By Staff Sgt. Kasey M. Phipps, 137th Special Operations Wing
/ Published March 31, 2018
WILL ROGERS AIR NATIONAL GUARD BASE, Okla. -- After nearly 15 years in the U.S. Air Force and Air National Guard, one bachelor of science degree, two associate degrees, eight deployments, 12 years as an aircraft mechanic, more than 280 flight hours, two Air Force Commendation Medals, two Air Force Achievement Medals, and many more certifications and awards for outstanding achievement in male-dominated career fields, Master Sgt. Kimberly Lingle carves her own way through life.
In 2017, Lingle continued that trend and became Will Rogers Air National Guard Base’s first homegrown female Tactical Systems Operator. But for Lingle, after joining the U.S. Air Force as an active duty aircraft mechanic and crew chief right out of high school in 2003, being “the first” in many aspects of her military career was just a natural next step.
“During our first introduction to her, I stood in awe of her beauty, tenacity and unique personality,” wrote the late Lt. Col. Stephen Howard, former commander of the 137th Logistics Readiness Squadron at Will Rogers Air National Guard Base in Oklahoma City in a recommendation letter. “I have seen her work alongside some of the meanest Air Force mechanics, who take every opportunity to try and run her out of their shop, but she did not miss a beat. She convinced her peers that she was able to take the heat, turn the wrench, and still show a smile with grease on her face.”
Much of her resiliency and know-how came from her grandfather, a man with no high school diploma but more than 20 engineering-based patents and his granddaughters’ complete awe.
“He just opened up his own business, was super successful and he was just the most amazing man,” remembered Lingle. “He really, really was. I think that's sort of influenced us. He never treated the girls differently than the boy cousins. We were fishing with them, we were doing electrical work, doing drywall, working in the shop, and doing whatever we wanted to do.”
Lingle said she believes that her decision to go into a mechanical career field in the Air Force was largely based on her experiences with her grandfather, who passed last year. He was also a strong influence in the life of her sister, Master Sgt. Leslie Wirstrom, who is a recruiter at the same base.
“I think I was a very unique child to start,” explained Lingle with a chuckle. “It's funny because we did like dancing and ballet when we were kids, but we were tomboys too and would roughhouse.

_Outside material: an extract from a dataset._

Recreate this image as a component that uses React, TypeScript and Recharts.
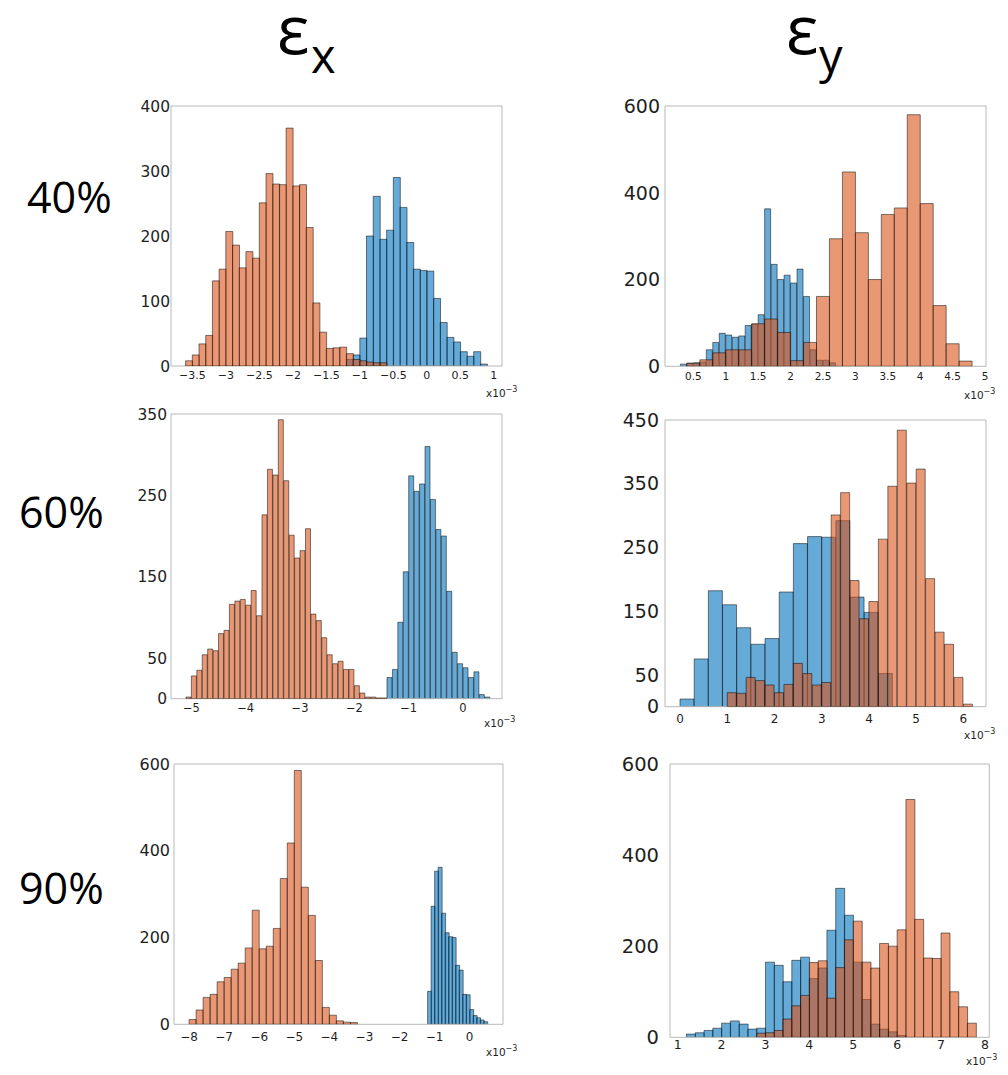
import React from 'react';
import { BarChart, Bar, XAxis, YAxis } from 'recharts';

// ---------------- DATA (histogram counts, strain in units of 1e-3) ----------------
// Row 40%, eps_x
const p1BlueStart = -1.2;
const p1BlueWidth = 0.1;
const p1BlueCounts = [10, 17, 43, 200, 261, 195, 209, 290, 244, 190, 149, 147, 146, 104, 67, 44, 37, 22, 15, 22, 3];
const p1OrangeStart = -3.6;
const p1OrangeWidth = 0.1;
const p1OrangeCounts = [8, 17, 34, 47, 131, 149, 207, 186, 151, 176, 166, 251, 296, 280, 279, 366, 277, 279, 213, 97, 52, 27, 28, 29, 19, 10, 8, 6, 5, 5];
const p1XTicks = [-3.5, -3, -2.5, -2, -1.5, -1, -0.5, 0, 0.5, 1];
const p1YTicks = [0, 100, 200, 300, 400];
const p1YMinor = [0, 50, 100, 150, 200, 250, 300, 350, 400];

// Row 40%, eps_y
const p2BlueStart = 0.3;
const p2BlueWidth = 0.1;
const p2BlueCounts = [5, 7, 8, 10, 38, 55, 76, 72, 67, 70, 94, 97, 119, 363, 235, 200, 210, 192, 224, 161, 38, 14, 14, 8];
const p2OrangeStart = 0.4;
const p2OrangeWidth = 0.2;
const p2OrangeCounts = [7, 15, 31, 38, 38, 98, 109, 78, 13, 55, 161, 294, 448, 308, 200, 350, 365, 580, 375, 140, 52, 12];
const p2XTicks = [0.5, 1, 1.5, 2, 2.5, 3, 3.5, 4, 4.5, 5];
const p2YTicks = [0, 200, 400, 600];
const p2YMinor = [0, 100, 200, 300, 400, 500, 600];

// Row 60%, eps_x
const p3BlueStart = -1.4;
const p3BlueWidth = 0.1;
const p3BlueCounts = [26, 36, 94, 156, 274, 255, 264, 310, 245, 208, 200, 132, 57, 43, 38, 26, 33, 5, 2];
const p3OrangeStart = -5.1;
const p3OrangeWidth = 0.1;
const p3OrangeCounts = [2, 28, 35, 54, 61, 59, 80, 84, 116, 120, 122, 115, 133, 102, 226, 282, 275, 343, 268, 201, 173, 182, 209, 104, 96, 75, 54, 43, 46, 36, 36, 16, 7, 2, 2, 1, 1];
const p3XTicks = [-5, -4, -3, -2, -1, 0];
const p3YTicks = [0, 50, 150, 250, 350];
const p3YMinor = [0, 50, 100, 150, 200, 250, 300, 350];

// Row 60%, eps_y
const p4BlueStart = 0;
const p4BlueWidth = 0.3;
const p4BlueCounts = [12, 75, 182, 160, 124, 98, 107, 180, 256, 267, 266, 292, 172, 148, 52];
const p4OrangeStart = 1.0;
const p4OrangeWidth = 0.2;
const p4OrangeCounts = [22, 21, 46, 41, 34, 22, 35, 68, 52, 34, 38, 301, 336, 198, 138, 165, 263, 346, 434, 351, 373, 201, 117, 98, 46, 4];
const p4XTicks = [0, 1, 2, 3, 4, 5, 6];
const p4YTicks = [0, 50, 150, 250, 350, 450];
const p4YMinor = [0, 50, 100, 150, 200, 250, 300, 350, 400, 450];

// Row 90%, eps_x
const p5BlueStart = -1.2;
const p5BlueWidth = 0.1;
const p5BlueCounts = [76, 272, 353, 362, 256, 211, 202, 200, 136, 125, 69, 68, 34, 20, 15, 10, 6];
const p5OrangeStart = -8.0;
const p5OrangeWidth = 0.2;
const p5OrangeCounts = [11, 33, 62, 69, 98, 108, 127, 141, 176, 263, 174, 180, 221, 336, 418, 585, 316, 251, 147, 39, 21, 8, 5, 4];
const p5XTicks = [-8, -7, -6, -5, -4, -3, -2, -1, 0];
const p5YTicks = [0, 200, 400, 600];
const p5YMinor = [0, 100, 200, 300, 400, 500, 600];

// Row 90%, eps_y
const p6BlueStart = 1.2;
const p6BlueWidth = 0.2;
const p6BlueCounts = [7, 10, 15, 20, 31, 36, 29, 18, 20, 165, 158, 122, 169, 176, 129, 152, 235, 327, 268, 165, 83, 29, 18, 12, 4];
const p6OrangeStart = 2.8;
const p6OrangeWidth = 0.2;
const p6OrangeCounts = [9, 10, 15, 40, 69, 92, 164, 168, 86, 153, 214, 255, 165, 152, 206, 200, 236, 522, 259, 174, 173, 229, 100, 67, 31];
const p6XTicks = [1, 2, 3, 4, 5, 6, 7, 8];
const p6YTicks = [0, 200, 400, 600];
const p6YMinor = [0, 100, 200, 300, 400, 500, 600];

const rowLabels = ['40%', '60%', '90%'];

// ---------------- STYLE / LAYOUT ----------------
const BLUE = '#0072BD';
const ORANGE = '#D95319';
const FRAME = '#b8b8b8';
const TEXT = '#1e1e1e';
const TICK_FONT = '"DejaVu Sans", Verdana, sans-serif';
const LABEL_FONT = '"Open Sans", "Noto Sans", sans-serif';

const ML = 60; // left axis width
const MT = 15; // space above plot (incl. 1px top axis)
const MR = 24; // right margin
const MB = 36; // bottom axis height

type Hist = { start: number; width: number; counts: number[] };
type Panel = {
  id: string;
  left: number; top: number; w: number; h: number;
  xDomain: [number, number]; yMax: number;
  xTicks: number[]; yTicks: number[]; yMinor: number[];
  xFont: number; yFont: number; xGap: number; yGap: number;
  x10: [number, number];
  blue: Hist; orange: Hist;
};

const PANELS: Panel[] = [
  {
    id: 'p1', left: 170.7, top: 106, w: 331, h: 260, xDomain: [-3.818, 1.122], yMax: 400,
    xTicks: p1XTicks, yTicks: p1YTicks, yMinor: p1YMinor, xFont: 11, yFont: 15.5, xGap: 5, yGap: 1, x10: [486, 397],
    blue: { start: p1BlueStart, width: p1BlueWidth, counts: p1BlueCounts },
    orange: { start: p1OrangeStart, width: p1OrangeWidth, counts: p1OrangeCounts },
  },
  {
    id: 'p2', left: 665, top: 105.7, w: 321, h: 260.3, xDomain: [0.063, 5.015], yMax: 600,
    xTicks: p2XTicks, yTicks: p2YTicks, yMinor: p2YMinor, xFont: 10.5, yFont: 19, xGap: 6, yGap: 5, x10: [964, 399],
    blue: { start: p2BlueStart, width: p2BlueWidth, counts: p2BlueCounts },
    orange: { start: p2OrangeStart, width: p2OrangeWidth, counts: p2OrangeCounts },
  },
  {
    id: 'p3', left: 170.7, top: 414, w: 331, h: 284.7, xDomain: [-5.375, 0.717], yMax: 350,
    xTicks: p3XTicks, yTicks: p3YTicks, yMinor: p3YMinor, xFont: 11.5, yFont: 15.5, xGap: 5, yGap: 4, x10: [484, 727],
    blue: { start: p3BlueStart, width: p3BlueWidth, counts: p3BlueCounts },
    orange: { start: p3OrangeStart, width: p3OrangeWidth, counts: p3OrangeCounts },
  },
  {
    id: 'p4', left: 665, top: 420, w: 321, h: 286.7, xDomain: [-0.318, 6.478], yMax: 450,
    xTicks: p4XTicks, yTicks: p4YTicks, yMinor: p4YMinor, xFont: 12, yFont: 19, xGap: 8, yGap: 6, x10: [964, 739],
    blue: { start: p4BlueStart, width: p4BlueWidth, counts: p4BlueCounts },
    orange: { start: p4OrangeStart, width: p4OrangeWidth, counts: p4OrangeCounts },
  },
  {
    id: 'p5', left: 174.3, top: 764, w: 329, h: 260.3, xDomain: [-8.43, 0.95], yMax: 600,
    xTicks: p5XTicks, yTicks: p5YTicks, yMinor: p5YMinor, xFont: 12, yFont: 16, xGap: 8, yGap: 4, x10: [486, 1056],
    blue: { start: p5BlueStart, width: p5BlueWidth, counts: p5BlueCounts },
    orange: { start: p5OrangeStart, width: p5OrangeWidth, counts: p5OrangeCounts },
  },
  {
    id: 'p6', left: 670, top: 764, w: 319.3, h: 273.3, xDomain: [0.825, 8.1], yMax: 600,
    xTicks: p6XTicks, yTicks: p6YTicks, yMinor: p6YMinor, xFont: 12.5, yFont: 19.5, xGap: 3, yGap: 11, x10: [966, 1065],
    blue: { start: p6BlueStart, width: p6BlueWidth, counts: p6BlueCounts },
    orange: { start: p6OrangeStart, width: p6OrangeWidth, counts: p6OrangeCounts },
  },
];

const fmt = (v: number) => String(v).replace('-', '\u2212');

function HistLayer({ p, hist, color, axes }: { p: Panel; hist: Hist; color: string; axes: boolean }) {
  const rows = hist.counts.map((c, i) => ({ x: hist.start + (i + 0.5) * hist.width, c }));
  const chartW = ML + p.w + 1 + MR;
  const chartH = MT + p.h + MB;
  const frameLine = axes ? { stroke: FRAME, strokeWidth: 1 } : false;
  return (
    <div style={{ position: 'absolute', left: p.left - ML, top: p.top - MT, width: chartW, height: chartH }}>
      <BarChart
        width={chartW}
        height={chartH}
        data={rows}
        margin={{ top: MT - 1, right: MR, bottom: 0, left: 0 }}
        barCategoryGap={0}
        barGap={0}
      >
        <XAxis
          xAxisId="b"
          dataKey="x"
          type="number"
          domain={p.xDomain}
          allowDataOverflow
          ticks={p.xTicks}
          interval={0}
          height={MB}
          tickSize={0}
          tickMargin={p.xGap}
          tickLine={false}
          axisLine={frameLine}
          tick={axes ? { fontSize: p.xFont, fill: TEXT, fontFamily: TICK_FONT } : false}
          tickFormatter={fmt}
        />
        <XAxis
          xAxisId="t"
          orientation="top"
          dataKey="x"
          type="number"
          domain={p.xDomain}
          allowDataOverflow
          ticks={p.xTicks}
          interval={0}
          height={1}
          tickSize={-4}
          tick={false}
          tickLine={frameLine}
          axisLine={frameLine}
        />
        <YAxis
          yAxisId="l"
          type="number"
          domain={[0, p.yMax]}
          allowDataOverflow
          ticks={p.yTicks}
          interval={0}
          width={ML}
          tickSize={0}
          tickMargin={p.yGap}
          tickLine={false}
          axisLine={frameLine}
          tick={axes ? { fontSize: p.yFont, fill: TEXT, fontFamily: TICK_FONT } : false}
        />
        <YAxis
          yAxisId="r"
          orientation="right"
          type="number"
          domain={[0, p.yMax]}
          allowDataOverflow
          ticks={p.yMinor}
          interval={0}
          width={1}
          tickSize={-4}
          tick={false}
          tickLine={frameLine}
          axisLine={frameLine}
        />
        <Bar
          xAxisId="b"
          yAxisId="l"
          dataKey="c"
          fill={color}
          fillOpacity={0.6}
          stroke="#000"
          strokeWidth={0.5}
          isAnimationActive={false}
        />
      </BarChart>
    </div>
  );
}

export default function App() {
  return (
    <div style={{ position: 'absolute', left: 0, top: 0, width: 1008, height: 1075, background: '#fff', overflow: 'hidden' }}>
      <svg width={1008} height={1075} style={{ position: 'absolute', left: 0, top: 0 }}>
        <text x={277} y={54} fontFamily={LABEL_FONT} fontSize={68} fill="#000">ε</text>
        <text x={311} y={73} fontFamily={LABEL_FONT} fontSize={47} fill="#000">x</text>
        <text x={786} y={54} fontFamily={LABEL_FONT} fontSize={68} fill="#000">ε</text>
        <text x={819} y={73} fontFamily={LABEL_FONT} fontSize={47} fill="#000">y</text>
        <text x={27} y={213} fontFamily={LABEL_FONT} fontSize={43} fill="#000">{rowLabels[0]}</text>
        <text x={19} y={528} fontFamily={LABEL_FONT} fontSize={43} fill="#000">{rowLabels[1]}</text>
        <text x={19} y={904} fontFamily={LABEL_FONT} fontSize={43} fill="#000">{rowLabels[2]}</text>
        {PANELS.map((p) => (
          <text key={p.id + 'x10'} x={p.x10[0]} y={p.x10[1]} fontFamily={TICK_FONT} fontSize={10.5} fill={TEXT}>
            x10
            <tspan fontSize={8} dy={-5}>{'\u22123'}</tspan>
          </text>
        ))}
      </svg>
      {PANELS.map((p) => (
        <React.Fragment key={p.id}>
          <HistLayer p={p} hist={p.blue} color={BLUE} axes={true} />
          <HistLayer p={p} hist={p.orange} color={ORANGE} axes={false} />
        </React.Fragment>
      ))}
    </div>
  );
}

My grandfather… I would probably say he's mine and Leslie's hero.”
In her current position as a TSO, Lingle flies as part of the aircrew on the MC-12W where she looks at information while airborne, and resolves any operational and technical issues. She often finds herself as part of otherwise all-male aircrews.
“I've ended up thriving in that,” she said. “I’ve had to adapt to that environment of working with men because you have to have thick skin. Sometimes it’s like you have a target on your back, and you will get left out of things. You just have to back it up with hard work and talent. You have to make yourself an asset.”
In saying that, Lingle said she often found herself in the middle of the very necessary culture shift when she was still in the maintenance world.
“I am very vocal, very outspoken, and a lot of times, very blunt; and I have no problem telling people where the line is,” she said. “If we had other girls in different shops and stuff, I made sure we had a solid reputation. Like our girls, we pushed the culture change with hard work. We could take it and give it. Sometimes we're not physically equal in strength, but we're pretty damn creative.”
Lingle has seen more and more women doing the job alongside her and acknowledged the positive changes for women that have happened in the Air Force during her career, but also spoke out against the sexual harassment and inequality still present.
“It's better, but the issues are going to continue,” she said. “It's going to continue, and that’s not fair. It's not right. It’s made me question my judgment and definition of sexism. I never want another woman to experience what I’ve had to endure in my career. But even then, I try to be fair and give people the benefit of a doubt. I want to give people the opportunity to change it.”
Lingle draws on her experiences with her grandfather to be a force of change in today’s changing environment.
“He taught my sister and I our hard work ethic, to always return something better than the way you got it and to always go that extra mile,” she said. “It’s about the quiet strength of just sticking to your values and being resilient. At the end of the day, you just don't let them win. Whether ‘them’ is internal forces or external people, don’t let them win.”
Since becoming a TSO, Lingle has started directly supervising younger women for the first time, something she is proud of and has immense hope in.
“That’s one of the disadvantages of being a female in a male-dominated career field,” she explained. “I had no female mentors in regards to my career. I faced the majority of my challenges myself. I was the only female crew chief in my active duty squadron. I’ve really had to earn my place as a female in a male-dominated career field.”
For the future, she wants the culture to empower women to find their feet and blaze their own trails through life, but she never wants them to be alone on that path again.
“We need to mentor them by sharing our experiences, because the next generation of women… they inspire me,” she said. “I want to make the future better for those women. In maintenance, I lived and contributed to the culture change towards us. I wanted us to be looked at as an asset first and never a weakness. I saw that change in the maintenance group and hope to pass that change to more career fields and future generations.”